TASK BRIEF: Set the lines down again exactly, first line through the line that contains "const gMajor = [1e-11, 1e-10, 1e-9, 1e-8]", with no pictures.
*** DATA SHOWN ***
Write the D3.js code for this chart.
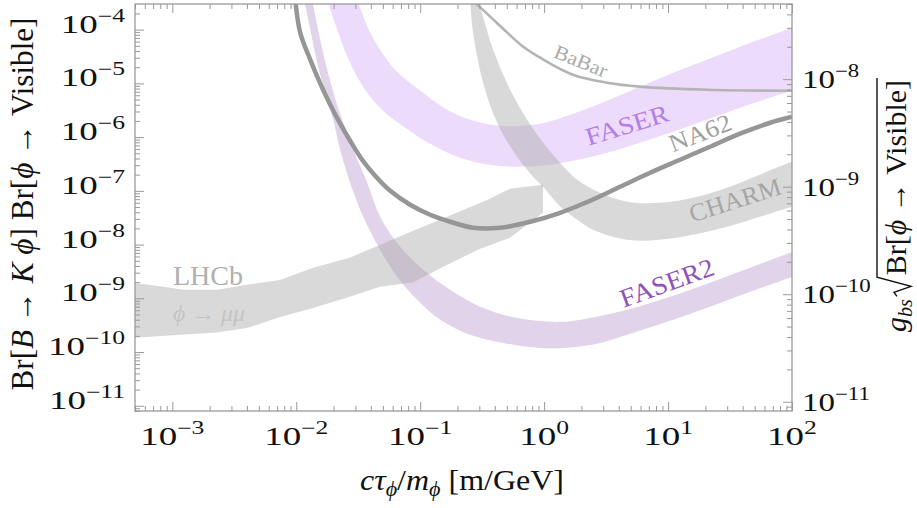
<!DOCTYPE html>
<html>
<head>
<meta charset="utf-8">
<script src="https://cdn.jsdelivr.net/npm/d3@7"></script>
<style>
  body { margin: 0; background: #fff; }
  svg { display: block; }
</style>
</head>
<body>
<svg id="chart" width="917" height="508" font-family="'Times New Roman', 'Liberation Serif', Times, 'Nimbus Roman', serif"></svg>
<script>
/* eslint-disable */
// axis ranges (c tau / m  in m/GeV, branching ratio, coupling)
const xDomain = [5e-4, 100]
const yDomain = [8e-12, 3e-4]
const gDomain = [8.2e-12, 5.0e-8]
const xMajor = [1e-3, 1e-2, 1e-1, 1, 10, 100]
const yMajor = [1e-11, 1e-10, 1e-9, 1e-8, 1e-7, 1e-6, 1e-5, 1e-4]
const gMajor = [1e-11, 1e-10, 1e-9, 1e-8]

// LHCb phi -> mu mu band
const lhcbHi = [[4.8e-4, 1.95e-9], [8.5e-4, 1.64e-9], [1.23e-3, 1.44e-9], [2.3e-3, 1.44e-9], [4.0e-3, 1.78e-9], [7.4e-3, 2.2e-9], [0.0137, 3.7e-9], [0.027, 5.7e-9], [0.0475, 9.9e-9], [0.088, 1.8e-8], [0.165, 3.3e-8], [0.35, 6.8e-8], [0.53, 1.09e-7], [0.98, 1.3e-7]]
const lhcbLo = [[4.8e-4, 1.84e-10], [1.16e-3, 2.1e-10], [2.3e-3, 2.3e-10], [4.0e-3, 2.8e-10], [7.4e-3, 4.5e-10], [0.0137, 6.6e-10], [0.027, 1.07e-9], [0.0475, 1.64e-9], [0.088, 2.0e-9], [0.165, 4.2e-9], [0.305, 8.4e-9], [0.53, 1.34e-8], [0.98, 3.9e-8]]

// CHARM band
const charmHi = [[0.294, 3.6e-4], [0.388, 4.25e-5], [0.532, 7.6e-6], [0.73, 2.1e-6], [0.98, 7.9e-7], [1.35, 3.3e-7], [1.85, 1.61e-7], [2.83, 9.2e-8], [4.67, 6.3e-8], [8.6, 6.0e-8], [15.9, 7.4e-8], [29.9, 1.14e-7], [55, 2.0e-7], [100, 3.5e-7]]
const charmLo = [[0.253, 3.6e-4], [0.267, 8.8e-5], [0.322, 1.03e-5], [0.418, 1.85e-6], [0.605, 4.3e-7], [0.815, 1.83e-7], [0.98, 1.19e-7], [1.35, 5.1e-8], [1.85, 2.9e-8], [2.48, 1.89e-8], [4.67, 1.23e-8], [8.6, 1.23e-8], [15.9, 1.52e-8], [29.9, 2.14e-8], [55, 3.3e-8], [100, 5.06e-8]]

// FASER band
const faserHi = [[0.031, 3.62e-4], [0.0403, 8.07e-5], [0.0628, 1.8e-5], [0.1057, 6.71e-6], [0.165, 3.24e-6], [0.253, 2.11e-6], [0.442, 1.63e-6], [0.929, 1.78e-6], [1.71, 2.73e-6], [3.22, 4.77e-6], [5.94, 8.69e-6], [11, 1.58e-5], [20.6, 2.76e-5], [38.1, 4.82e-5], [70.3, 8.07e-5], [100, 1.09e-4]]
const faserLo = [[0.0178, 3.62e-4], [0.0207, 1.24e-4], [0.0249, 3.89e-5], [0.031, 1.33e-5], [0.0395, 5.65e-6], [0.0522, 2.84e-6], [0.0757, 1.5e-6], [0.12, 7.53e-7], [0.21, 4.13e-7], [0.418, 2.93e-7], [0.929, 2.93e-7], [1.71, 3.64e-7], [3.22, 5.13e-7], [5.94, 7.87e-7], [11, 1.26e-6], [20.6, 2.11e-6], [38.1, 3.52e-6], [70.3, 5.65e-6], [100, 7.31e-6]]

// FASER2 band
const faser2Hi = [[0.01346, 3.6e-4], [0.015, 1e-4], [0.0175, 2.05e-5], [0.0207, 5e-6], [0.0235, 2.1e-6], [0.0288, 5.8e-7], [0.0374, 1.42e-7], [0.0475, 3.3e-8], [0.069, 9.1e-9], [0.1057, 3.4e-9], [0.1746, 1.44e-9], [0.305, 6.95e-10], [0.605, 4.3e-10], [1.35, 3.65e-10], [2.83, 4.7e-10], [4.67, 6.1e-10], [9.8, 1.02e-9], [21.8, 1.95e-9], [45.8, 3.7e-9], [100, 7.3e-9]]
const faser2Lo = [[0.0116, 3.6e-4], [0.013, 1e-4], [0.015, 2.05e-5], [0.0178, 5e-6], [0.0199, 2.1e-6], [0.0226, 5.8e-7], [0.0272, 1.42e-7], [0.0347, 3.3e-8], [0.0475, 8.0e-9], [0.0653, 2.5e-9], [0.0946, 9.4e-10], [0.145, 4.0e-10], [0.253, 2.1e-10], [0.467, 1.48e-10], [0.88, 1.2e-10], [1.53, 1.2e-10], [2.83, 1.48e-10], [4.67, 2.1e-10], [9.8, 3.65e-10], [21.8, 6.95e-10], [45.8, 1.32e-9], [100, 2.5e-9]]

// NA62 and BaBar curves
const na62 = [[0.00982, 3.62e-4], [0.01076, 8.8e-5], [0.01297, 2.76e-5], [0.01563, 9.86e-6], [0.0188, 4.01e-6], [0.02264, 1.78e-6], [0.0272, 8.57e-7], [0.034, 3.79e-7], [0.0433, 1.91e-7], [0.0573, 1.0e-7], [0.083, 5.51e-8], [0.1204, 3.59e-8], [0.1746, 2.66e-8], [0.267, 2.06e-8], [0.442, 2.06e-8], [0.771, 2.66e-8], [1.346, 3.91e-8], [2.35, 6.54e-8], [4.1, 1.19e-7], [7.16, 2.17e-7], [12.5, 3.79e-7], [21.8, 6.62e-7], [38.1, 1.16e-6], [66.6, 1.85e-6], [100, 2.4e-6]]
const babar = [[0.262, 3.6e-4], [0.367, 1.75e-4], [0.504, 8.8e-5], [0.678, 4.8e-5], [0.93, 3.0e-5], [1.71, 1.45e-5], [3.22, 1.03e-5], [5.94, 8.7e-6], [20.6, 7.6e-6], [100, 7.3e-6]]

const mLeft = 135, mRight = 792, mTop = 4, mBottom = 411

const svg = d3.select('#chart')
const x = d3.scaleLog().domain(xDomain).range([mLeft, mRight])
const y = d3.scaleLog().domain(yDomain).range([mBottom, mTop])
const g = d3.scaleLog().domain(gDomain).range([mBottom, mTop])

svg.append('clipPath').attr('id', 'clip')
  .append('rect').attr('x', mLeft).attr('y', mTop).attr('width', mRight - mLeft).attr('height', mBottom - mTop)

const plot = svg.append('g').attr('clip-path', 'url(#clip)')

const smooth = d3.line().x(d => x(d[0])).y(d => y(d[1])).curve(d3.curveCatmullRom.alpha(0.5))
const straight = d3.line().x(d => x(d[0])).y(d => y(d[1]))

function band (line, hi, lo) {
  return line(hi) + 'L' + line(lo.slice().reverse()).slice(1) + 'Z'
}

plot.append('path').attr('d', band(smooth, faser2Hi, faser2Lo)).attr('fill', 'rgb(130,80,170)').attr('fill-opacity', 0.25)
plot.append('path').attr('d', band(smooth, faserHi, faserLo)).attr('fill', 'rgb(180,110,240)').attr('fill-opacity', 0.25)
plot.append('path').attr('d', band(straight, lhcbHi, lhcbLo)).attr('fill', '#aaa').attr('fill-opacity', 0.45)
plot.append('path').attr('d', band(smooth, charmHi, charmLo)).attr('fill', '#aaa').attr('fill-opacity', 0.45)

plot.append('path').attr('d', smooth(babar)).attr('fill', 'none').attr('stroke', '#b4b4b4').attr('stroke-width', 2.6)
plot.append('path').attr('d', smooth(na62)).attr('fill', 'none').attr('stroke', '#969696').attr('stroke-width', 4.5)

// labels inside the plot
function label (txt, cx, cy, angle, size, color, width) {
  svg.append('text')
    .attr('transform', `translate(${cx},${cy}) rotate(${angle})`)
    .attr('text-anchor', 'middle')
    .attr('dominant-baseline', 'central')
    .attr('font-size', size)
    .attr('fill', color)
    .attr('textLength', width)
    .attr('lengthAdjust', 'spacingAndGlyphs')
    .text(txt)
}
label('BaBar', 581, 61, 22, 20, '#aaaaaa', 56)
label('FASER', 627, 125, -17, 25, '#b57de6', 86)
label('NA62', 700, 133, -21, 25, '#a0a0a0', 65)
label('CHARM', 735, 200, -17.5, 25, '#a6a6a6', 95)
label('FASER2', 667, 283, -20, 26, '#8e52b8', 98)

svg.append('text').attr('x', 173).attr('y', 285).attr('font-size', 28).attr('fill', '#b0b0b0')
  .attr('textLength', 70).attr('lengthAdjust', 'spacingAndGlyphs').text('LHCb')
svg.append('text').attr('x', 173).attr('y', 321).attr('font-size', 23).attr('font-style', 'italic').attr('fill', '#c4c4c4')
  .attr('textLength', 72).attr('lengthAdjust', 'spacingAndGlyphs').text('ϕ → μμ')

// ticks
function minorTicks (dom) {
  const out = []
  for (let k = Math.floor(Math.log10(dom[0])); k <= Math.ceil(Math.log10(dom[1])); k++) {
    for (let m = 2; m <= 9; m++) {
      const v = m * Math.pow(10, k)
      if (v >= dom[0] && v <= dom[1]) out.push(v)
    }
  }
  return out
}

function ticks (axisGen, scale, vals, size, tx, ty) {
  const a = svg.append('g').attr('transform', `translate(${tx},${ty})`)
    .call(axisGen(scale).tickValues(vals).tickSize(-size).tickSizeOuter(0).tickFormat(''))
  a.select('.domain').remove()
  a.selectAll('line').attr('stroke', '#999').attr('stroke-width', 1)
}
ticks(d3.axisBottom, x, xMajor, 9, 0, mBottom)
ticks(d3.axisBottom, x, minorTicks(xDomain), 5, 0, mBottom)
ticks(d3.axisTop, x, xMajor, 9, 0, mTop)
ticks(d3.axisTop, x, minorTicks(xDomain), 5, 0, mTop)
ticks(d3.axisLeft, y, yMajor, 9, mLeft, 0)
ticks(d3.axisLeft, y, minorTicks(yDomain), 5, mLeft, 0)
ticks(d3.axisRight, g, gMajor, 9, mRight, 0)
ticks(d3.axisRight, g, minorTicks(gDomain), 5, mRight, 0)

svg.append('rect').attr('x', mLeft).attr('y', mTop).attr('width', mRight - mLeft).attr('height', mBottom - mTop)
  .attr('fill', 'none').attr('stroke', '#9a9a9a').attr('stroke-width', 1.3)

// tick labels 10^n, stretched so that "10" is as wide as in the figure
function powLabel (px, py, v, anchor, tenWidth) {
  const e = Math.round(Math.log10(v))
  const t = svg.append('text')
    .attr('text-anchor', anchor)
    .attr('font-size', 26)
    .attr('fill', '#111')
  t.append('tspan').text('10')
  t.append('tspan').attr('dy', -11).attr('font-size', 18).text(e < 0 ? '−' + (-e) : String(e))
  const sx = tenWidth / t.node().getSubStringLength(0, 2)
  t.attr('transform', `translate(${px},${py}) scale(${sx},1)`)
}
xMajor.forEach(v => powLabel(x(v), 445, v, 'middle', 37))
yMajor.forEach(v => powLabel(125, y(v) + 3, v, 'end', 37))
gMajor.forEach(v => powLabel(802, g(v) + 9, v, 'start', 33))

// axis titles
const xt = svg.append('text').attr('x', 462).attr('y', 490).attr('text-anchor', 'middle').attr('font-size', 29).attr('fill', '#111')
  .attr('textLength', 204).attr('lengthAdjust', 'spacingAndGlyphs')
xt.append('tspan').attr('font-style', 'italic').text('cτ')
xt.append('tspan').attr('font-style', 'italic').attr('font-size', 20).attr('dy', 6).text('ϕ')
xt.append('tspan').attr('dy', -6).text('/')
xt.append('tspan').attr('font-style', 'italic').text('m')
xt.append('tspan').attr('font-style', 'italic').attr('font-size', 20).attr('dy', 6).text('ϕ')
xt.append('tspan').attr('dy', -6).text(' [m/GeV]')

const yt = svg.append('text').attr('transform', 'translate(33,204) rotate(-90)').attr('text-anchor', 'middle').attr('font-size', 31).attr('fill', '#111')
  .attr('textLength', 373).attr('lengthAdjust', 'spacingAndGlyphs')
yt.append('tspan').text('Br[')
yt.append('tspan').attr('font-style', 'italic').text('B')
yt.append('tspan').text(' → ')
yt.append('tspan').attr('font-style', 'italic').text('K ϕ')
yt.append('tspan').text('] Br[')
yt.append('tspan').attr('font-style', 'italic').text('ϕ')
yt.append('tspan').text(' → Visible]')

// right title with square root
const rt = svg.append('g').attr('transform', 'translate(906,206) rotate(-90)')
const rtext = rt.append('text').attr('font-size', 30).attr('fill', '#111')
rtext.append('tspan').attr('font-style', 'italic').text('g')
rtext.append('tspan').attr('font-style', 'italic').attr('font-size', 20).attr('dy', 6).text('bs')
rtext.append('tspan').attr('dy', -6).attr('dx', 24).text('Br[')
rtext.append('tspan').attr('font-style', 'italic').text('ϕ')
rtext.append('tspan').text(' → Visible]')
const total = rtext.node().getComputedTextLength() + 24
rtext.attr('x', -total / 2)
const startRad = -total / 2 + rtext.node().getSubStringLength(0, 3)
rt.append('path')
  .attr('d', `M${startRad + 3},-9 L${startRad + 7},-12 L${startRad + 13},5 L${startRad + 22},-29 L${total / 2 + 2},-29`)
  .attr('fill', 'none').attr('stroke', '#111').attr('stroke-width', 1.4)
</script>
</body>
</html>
***
RIGHT ANSWER:
Write the D3.js code for this chart.
<!DOCTYPE html>
<html>
<head>
<meta charset="utf-8">
<script src="https://cdn.jsdelivr.net/npm/d3@7"></script>
<style>
  body { margin: 0; background: #fff; }
  svg { display: block; }
</style>
</head>
<body>
<svg id="chart" width="917" height="508" font-family="'Times New Roman', 'Liberation Serif', Times, 'Nimbus Roman', serif"></svg>
<script>
/* eslint-disable */
// axis ranges (c tau / m  in m/GeV, branching ratio, coupling)
const xDomain = [5e-4, 100]
const yDomain = [8e-12, 3e-4]
const gDomain = [8.2e-12, 5.0e-8]
const xMajor = [1e-3, 1e-2, 1e-1, 1, 10, 100]
const yMajor = [1e-11, 1e-10, 1e-9, 1e-8, 1e-7, 1e-6, 1e-5, 1e-4]
const gMajor = [1e-11, 1e-10, 1e-9, 1e-8]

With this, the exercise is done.